I don’t want to write anymore.
This is a statement I never thought I’d ever make. It’s just so anti-everything I stand for. How could I not want to do the thing that makes me me? But it’s true — I don’t want to write anymore. Or maybe this feeling that has plagued me for the past year isn’t a want, but instead a can’t.
Maybe I can’t write anymore. Maybe I have nothing left to say.
There used to be so much joy in putting pen to paper, fingertips to keyboard, staring down a blank document with all the time in the world and no idea where to begin. Now, every time I look at the empty page in front of me, I start to feel a little sick. I know what I have to do and what the end product should be, but I don’t know how to get there.
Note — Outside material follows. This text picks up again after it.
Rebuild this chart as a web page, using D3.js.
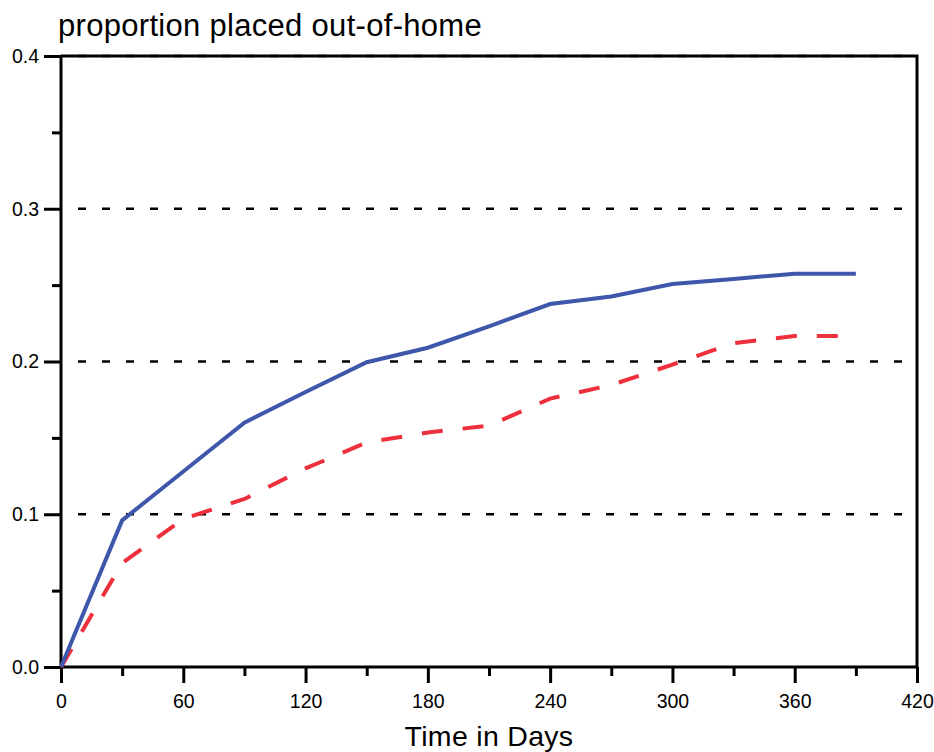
<!DOCTYPE html>
<html lang="en">
<head>
  <meta charset="UTF-8" />
  <title>proportion placed out-of-home</title>
  <script src="https://d3js.org/d3.v7.min.js"></script>
  <style>
    body {
      margin: 0;
      background: white;
      font-family: "Liberation Sans", Arial, sans-serif;
    }
    svg { display: block; }
    .tick text { font-family: "Liberation Sans", Arial, sans-serif; }
  </style>
</head>
<body>
  <svg width="934" height="752"></svg>

  <script>
    // data
    const days = [0, 30, 60, 90, 120, 150, 180, 210, 240, 270, 300, 330, 360, 390];
    const solidSeries = [0, 0.096, 0.128, 0.160, 0.180, 0.1995, 0.209, 0.223, 0.2376, 0.2425, 0.2507, 0.254, 0.2575, 0.2575];
    const dashedSeries = [0, 0.068, 0.097, 0.110, 0.130, 0.147, 0.1535, 0.158, 0.1757, 0.1846, 0.198, 0.212, 0.2167, 0.2167];
    const xTicks = [0, 60, 120, 180, 240, 300, 360, 420];
    const xMinorTicks = [30, 90, 150, 210, 270, 330, 390];
    const yTicks = [0, 0.1, 0.2, 0.3, 0.4];
    const yMinorTicks = [0.05, 0.15, 0.25, 0.35];
    const gridValues = [0.1, 0.2, 0.3, 0.4];

    const svg = d3.select("svg");
    const margin = { left: 61, top: 56, right: 17, bottom: 85 };
    const width = 934 - margin.left - margin.right;
    const height = 752 - margin.top - margin.bottom;

    const g = svg.append("g")
      .attr("transform", `translate(${margin.left},${margin.top})`);

    const x = d3.scaleLinear().domain([0, 420]).range([0, width]);
    const y = d3.scaleLinear().domain([0, 0.4]).range([height, 0]);

    // frame (top and right)
    g.append("path")
      .attr("d", `M0,0H${width}V${height}`)
      .attr("fill", "none")
      .attr("stroke", "black")
      .attr("stroke-width", 3);

    // dashed grid
    g.selectAll(".grid")
      .data(gridValues)
      .enter()
      .append("line")
      .attr("class", "grid")
      .attr("x1", 0)
      .attr("x2", width)
      .attr("y1", d => y(d))
      .attr("y2", d => y(d))
      .attr("stroke", "black")
      .attr("stroke-width", 2.5)
      .attr("stroke-dasharray", "8,16")
      .attr("stroke-dashoffset", -17);

    // axes
    const styleAxis = sel => {
      sel.selectAll(".domain").remove();
      sel.selectAll("line").attr("stroke", "black").attr("stroke-width", 3);
      sel.selectAll("text").attr("fill", "black").style("font-size", "19.5px");
    };

    g.append("g")
      .attr("transform", `translate(0,${height})`)
      .call(d3.axisBottom(x).tickValues(xTicks).tickSize(16).tickPadding(11).tickFormat(d3.format("d")))
      .call(styleAxis);

    g.append("g")
      .attr("transform", `translate(0,${height})`)
      .call(d3.axisBottom(x).tickValues(xMinorTicks).tickSize(9).tickFormat(""))
      .call(styleAxis);

    g.append("g")
      .call(d3.axisLeft(y).tickValues(yTicks).tickSize(17).tickPadding(5).tickFormat(d3.format(".1f")))
      .call(styleAxis);

    g.append("g")
      .call(d3.axisLeft(y).tickValues(yMinorTicks).tickSize(9).tickFormat(""))
      .call(styleAxis);

    // axis lines
    g.append("line")
      .attr("x1", 0).attr("x2", width)
      .attr("y1", height).attr("y2", height)
      .attr("stroke", "black").attr("stroke-width", 3);
    g.append("line")
      .attr("x1", 0).attr("x2", 0)
      .attr("y1", 0).attr("y2", height)
      .attr("stroke", "black").attr("stroke-width", 3);

    // lines
    const line = d3.line()
      .x((d, i) => x(days[i]))
      .y(d => y(d));

    g.append("path")
      .datum(dashedSeries)
      .attr("d", line)
      .attr("fill", "none")
      .attr("stroke", "#ee2f3c")
      .attr("stroke-width", 4)
      .attr("stroke-dasharray", "21,20");

    g.append("path")
      .datum(solidSeries)
      .attr("d", line)
      .attr("fill", "none")
      .attr("stroke", "#3f57aa")
      .attr("stroke-width", 4);

    // titles
    svg.append("text")
      .attr("x", 58)
      .attr("y", 36)
      .style("font-size", "31px")
      .style("letter-spacing", "0.3px")
      .text("proportion placed out-of-home");

    svg.append("text")
      .attr("x", margin.left + width / 2)
      .attr("y", 746)
      .attr("text-anchor", "middle")
      .style("font-size", "28.5px")
      .style("letter-spacing", "0.3px")
      .text("Time in Days");
  </script>
</body>
</html>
How to get my fingers to take the magic in my brain and transcribe it to the page. To make it something worth reading.
The feeling started over a year ago.
When I first started writing for the Press, I had a lot to learn. I had spark, so to speak. Something that suggested I was in the right place. But there was no denying that my form was atrocious, my syntax substandard and my story pitches dull and repetitious. Some days I’m honestly surprised they didn’t bin everything I wrote those first few months.
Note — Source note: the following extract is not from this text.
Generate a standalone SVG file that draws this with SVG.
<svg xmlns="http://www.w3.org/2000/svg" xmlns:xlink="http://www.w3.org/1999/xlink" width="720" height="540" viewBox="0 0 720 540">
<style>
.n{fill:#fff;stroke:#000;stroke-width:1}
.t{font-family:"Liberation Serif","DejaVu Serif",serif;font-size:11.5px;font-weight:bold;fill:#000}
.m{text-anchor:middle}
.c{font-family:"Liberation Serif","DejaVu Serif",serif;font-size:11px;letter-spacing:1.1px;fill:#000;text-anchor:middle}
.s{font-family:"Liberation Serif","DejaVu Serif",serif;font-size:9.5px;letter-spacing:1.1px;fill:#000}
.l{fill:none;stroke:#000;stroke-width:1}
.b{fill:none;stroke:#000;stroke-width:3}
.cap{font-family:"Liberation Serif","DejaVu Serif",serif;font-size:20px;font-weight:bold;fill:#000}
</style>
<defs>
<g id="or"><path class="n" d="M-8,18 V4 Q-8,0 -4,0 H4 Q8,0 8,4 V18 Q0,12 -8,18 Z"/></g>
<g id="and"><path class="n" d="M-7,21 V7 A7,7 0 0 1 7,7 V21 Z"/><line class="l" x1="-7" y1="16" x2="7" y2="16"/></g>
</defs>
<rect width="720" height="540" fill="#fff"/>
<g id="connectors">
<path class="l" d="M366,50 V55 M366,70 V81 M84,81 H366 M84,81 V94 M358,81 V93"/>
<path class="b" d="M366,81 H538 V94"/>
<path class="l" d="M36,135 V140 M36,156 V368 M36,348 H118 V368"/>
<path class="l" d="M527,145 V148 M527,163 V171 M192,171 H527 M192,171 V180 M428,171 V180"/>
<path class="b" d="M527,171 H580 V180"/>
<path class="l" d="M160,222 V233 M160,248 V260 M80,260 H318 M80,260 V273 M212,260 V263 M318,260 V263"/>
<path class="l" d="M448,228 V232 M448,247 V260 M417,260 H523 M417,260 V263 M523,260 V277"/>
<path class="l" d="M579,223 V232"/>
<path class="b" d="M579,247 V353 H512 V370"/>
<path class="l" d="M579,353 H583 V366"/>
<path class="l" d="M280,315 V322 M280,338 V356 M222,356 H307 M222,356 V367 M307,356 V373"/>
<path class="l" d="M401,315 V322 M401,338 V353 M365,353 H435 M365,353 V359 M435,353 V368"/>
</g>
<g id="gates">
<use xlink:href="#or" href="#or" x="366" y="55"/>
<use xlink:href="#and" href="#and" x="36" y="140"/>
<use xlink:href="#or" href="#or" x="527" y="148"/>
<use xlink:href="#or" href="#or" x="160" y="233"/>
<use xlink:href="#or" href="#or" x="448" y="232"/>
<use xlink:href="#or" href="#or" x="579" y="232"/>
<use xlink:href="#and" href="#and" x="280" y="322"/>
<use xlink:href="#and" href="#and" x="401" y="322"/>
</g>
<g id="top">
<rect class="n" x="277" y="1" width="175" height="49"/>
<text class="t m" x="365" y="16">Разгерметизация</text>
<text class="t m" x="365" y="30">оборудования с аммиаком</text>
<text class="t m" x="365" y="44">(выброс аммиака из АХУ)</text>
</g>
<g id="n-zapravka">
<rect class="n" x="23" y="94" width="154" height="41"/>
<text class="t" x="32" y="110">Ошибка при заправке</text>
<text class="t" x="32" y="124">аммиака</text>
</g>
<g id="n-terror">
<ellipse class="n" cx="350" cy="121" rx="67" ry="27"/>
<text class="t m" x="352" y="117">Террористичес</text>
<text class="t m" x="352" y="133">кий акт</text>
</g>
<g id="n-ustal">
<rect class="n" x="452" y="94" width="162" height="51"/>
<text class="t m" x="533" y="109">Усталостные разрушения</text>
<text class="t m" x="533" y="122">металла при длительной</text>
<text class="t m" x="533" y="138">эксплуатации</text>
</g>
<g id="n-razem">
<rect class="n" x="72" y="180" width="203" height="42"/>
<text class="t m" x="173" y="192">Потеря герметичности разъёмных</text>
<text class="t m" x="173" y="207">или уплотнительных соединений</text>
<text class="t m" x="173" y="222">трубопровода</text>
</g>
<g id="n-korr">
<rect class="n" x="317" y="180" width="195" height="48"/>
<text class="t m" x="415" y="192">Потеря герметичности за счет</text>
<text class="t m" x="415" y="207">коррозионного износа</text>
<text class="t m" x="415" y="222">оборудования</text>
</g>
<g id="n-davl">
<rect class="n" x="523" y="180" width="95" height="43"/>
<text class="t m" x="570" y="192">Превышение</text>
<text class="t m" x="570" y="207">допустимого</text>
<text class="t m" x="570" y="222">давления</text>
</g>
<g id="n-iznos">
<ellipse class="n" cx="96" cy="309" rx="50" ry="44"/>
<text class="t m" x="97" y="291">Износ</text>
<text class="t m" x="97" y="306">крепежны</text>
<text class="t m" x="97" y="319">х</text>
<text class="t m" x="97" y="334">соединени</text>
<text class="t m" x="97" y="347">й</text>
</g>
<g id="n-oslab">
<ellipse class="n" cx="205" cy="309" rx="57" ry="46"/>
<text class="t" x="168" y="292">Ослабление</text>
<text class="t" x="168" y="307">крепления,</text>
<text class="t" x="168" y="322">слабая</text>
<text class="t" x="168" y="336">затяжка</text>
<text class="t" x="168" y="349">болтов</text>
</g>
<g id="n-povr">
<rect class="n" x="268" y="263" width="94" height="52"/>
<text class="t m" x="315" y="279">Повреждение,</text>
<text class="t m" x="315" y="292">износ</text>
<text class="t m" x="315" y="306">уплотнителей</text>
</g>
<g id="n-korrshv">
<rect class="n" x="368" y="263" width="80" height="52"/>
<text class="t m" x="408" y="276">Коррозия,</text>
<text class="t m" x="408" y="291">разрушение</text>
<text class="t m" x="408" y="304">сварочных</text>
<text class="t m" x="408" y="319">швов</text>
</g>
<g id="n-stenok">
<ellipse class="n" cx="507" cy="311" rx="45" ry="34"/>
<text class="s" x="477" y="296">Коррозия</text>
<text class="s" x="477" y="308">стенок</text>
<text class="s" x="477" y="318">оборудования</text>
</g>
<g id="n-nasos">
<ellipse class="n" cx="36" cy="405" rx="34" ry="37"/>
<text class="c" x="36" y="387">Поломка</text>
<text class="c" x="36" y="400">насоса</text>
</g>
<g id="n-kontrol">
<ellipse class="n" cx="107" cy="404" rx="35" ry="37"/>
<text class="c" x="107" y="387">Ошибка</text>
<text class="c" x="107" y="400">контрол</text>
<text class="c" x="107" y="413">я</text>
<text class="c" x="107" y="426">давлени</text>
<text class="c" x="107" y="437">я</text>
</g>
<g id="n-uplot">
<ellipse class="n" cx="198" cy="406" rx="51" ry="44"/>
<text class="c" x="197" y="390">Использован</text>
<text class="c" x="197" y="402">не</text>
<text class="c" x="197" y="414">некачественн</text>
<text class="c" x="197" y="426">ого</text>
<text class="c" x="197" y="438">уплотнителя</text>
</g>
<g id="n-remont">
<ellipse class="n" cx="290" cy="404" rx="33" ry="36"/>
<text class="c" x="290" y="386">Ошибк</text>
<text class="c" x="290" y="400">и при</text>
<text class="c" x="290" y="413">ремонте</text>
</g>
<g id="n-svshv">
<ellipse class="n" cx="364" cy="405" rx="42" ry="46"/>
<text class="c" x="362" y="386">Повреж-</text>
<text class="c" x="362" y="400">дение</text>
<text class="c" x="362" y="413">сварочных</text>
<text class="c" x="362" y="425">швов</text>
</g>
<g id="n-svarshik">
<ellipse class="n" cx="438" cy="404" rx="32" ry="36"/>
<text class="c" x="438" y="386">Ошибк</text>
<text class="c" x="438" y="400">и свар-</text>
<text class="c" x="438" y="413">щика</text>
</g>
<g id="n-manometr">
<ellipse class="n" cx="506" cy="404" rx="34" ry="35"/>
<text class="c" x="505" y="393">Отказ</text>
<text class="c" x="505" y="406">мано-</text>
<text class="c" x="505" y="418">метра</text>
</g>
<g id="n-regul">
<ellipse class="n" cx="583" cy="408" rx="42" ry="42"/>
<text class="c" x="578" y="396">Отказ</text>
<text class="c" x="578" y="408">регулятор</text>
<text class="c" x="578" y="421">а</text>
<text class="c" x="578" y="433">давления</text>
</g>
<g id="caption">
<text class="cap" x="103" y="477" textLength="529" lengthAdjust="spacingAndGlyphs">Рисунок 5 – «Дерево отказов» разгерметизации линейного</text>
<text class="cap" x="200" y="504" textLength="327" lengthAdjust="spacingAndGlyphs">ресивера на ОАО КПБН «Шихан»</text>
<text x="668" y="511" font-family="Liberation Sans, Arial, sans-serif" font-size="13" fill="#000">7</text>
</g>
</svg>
As the days went on, things got better. I developed a voice, a beat and a succinct routine for writing. I produced some good work that year, stuff I’m still proud of now. But I also developed imposter syndrome and something my editor-in-chief at the time called perfection paralysis.
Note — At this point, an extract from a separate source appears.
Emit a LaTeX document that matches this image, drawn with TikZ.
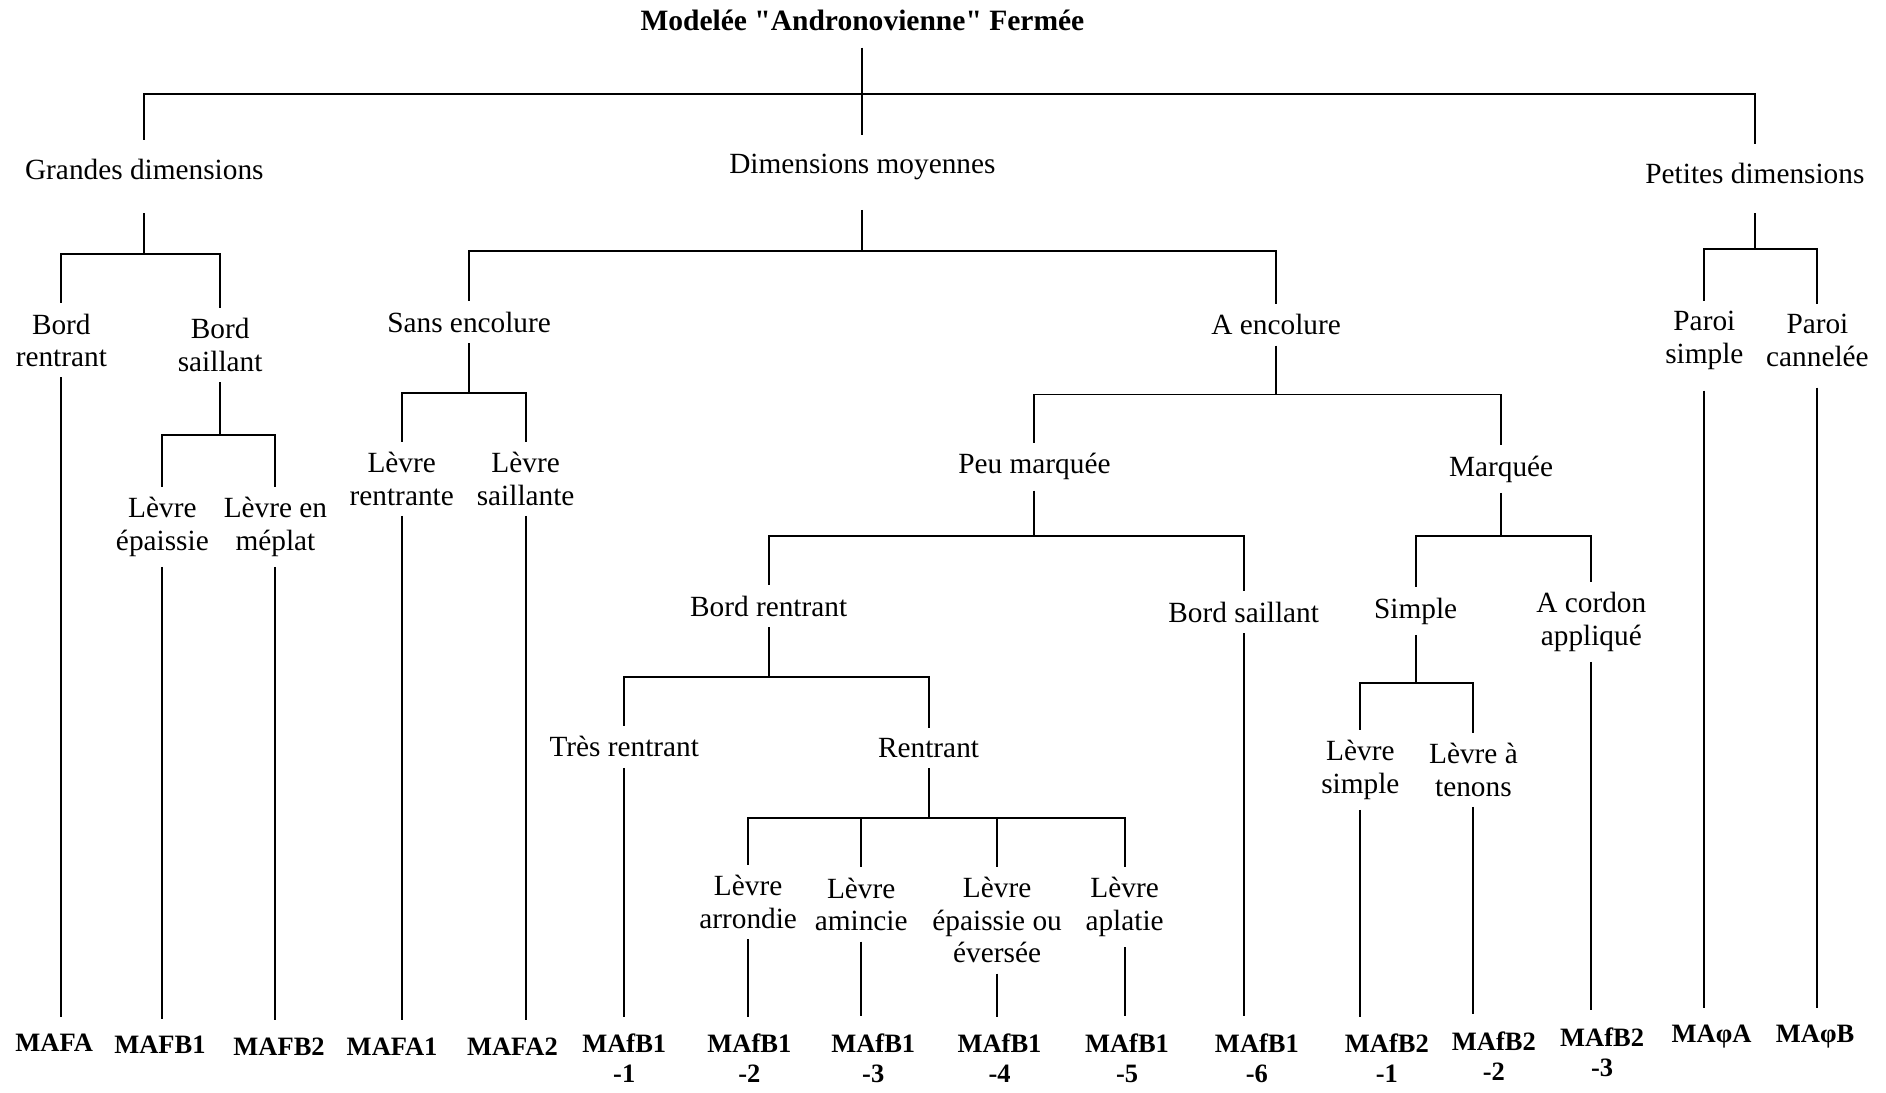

This is where it all started to fall apart.
Every piece I wrote had to be better than the last, each word more unique and every paragraph more interesting. I’d beat myself black and blue trying to make fiddly sentences “perfect,” whatever perfect even means, and if I decided a piece wasn’t good enough by the time submission came around, I’d trash it. It didn’t matter how many hours I had put into perfecting an article or how much work had gone into crafting each syllable; if I didn’t like the result, it would never see the light of day again.
It was a brutal cycle, vicious, violent and desperately discouraging to someone who used to love seeing an article make its way onto The Brock Press website.
While I’m unsure whether the craziness and chaos that permeated the life that I was living outside of the Press exasperated this condition, it only got worse as the year went on. And if that wasn’t enough, if I turned in a piece late or was short an article for the week, I’d beat myself up even more.
I don’t doubt that I wrote a handful of impressive articles last year, but even now, I still struggle to see the good in any of them. It’s a disease, and it was slowly killing me.
At the beginning of this production year, things were better. A summer away from writing had done me some good, and I was fresh and ready to try again. But it only got worse.
Last year, I could write. I might have hated everything I produced by the end, but I could get the words on the page. This year, no matter how many things I throw at the wall, I can’t make anything stick. I spend my days in silence, staring at a blank Word document with frustration brewing in my chest. It doesn’t help that outside of the writing I do for my job, I’m majoring in history and minoring in English. All I do is write, constantly.
None of it is good; all of it makes me miserable.
Once in a while, something will spark. The pieces that come from desperate, raw emotion usually flow out much more easily than other works. Perhaps it’s a form of therapy — a therapy I get paid for. Still, I struggle more than I ever want to admit.
It’s hard not to want to give up. It’s hard not to want to throw the towel in and quit. Say enough is enough.
But I’m trying — it’s all I can do.
Maybe one day, when I am far, far away from university life, my love for writing will come back to me. But like many things in life, I’m not sure if this craft will ever be the same as it once was. If I will ever look forward to a day spent in front of my computer, staring down a blank document with all the time in the world and no idea where to begin.
I hope one day I find that part of myself again. I hope it still exists. There are days I see glimpses of that girl, the one who would spend her summer afternoons scribbling in a notebook. The girl who saw poetry in every interaction, a love story in each “hello.”
Maybe I’m not that girl anymore, but man, did I love being her when I was.
All I can do is imagine she’s still out there somewhere, writing a novel or crafting an album review she could be proud of; her fingers stained with ink from her trusty fountain pen. I hope she is on an adventure far away from here. She deserved better than the abuse that slowly shut her out, destroying the passion she used to prosper in.
Even though she and I are no longer one cohesive person, and even though I’m still trying to figure out how to make myself understand that it’s okay, my love for her holds strong. She was once my most trusted friend and beloved partner. How could I ever let her go for good?
I hope a day comes when I can love the version of myself that exists without her, even if I can’t seem to right now. Maybe there is something better around the corner for me, a different version I can love just as much.
Only time will tell. Oh, how beautifully horrible and terribly exciting that is to imagine.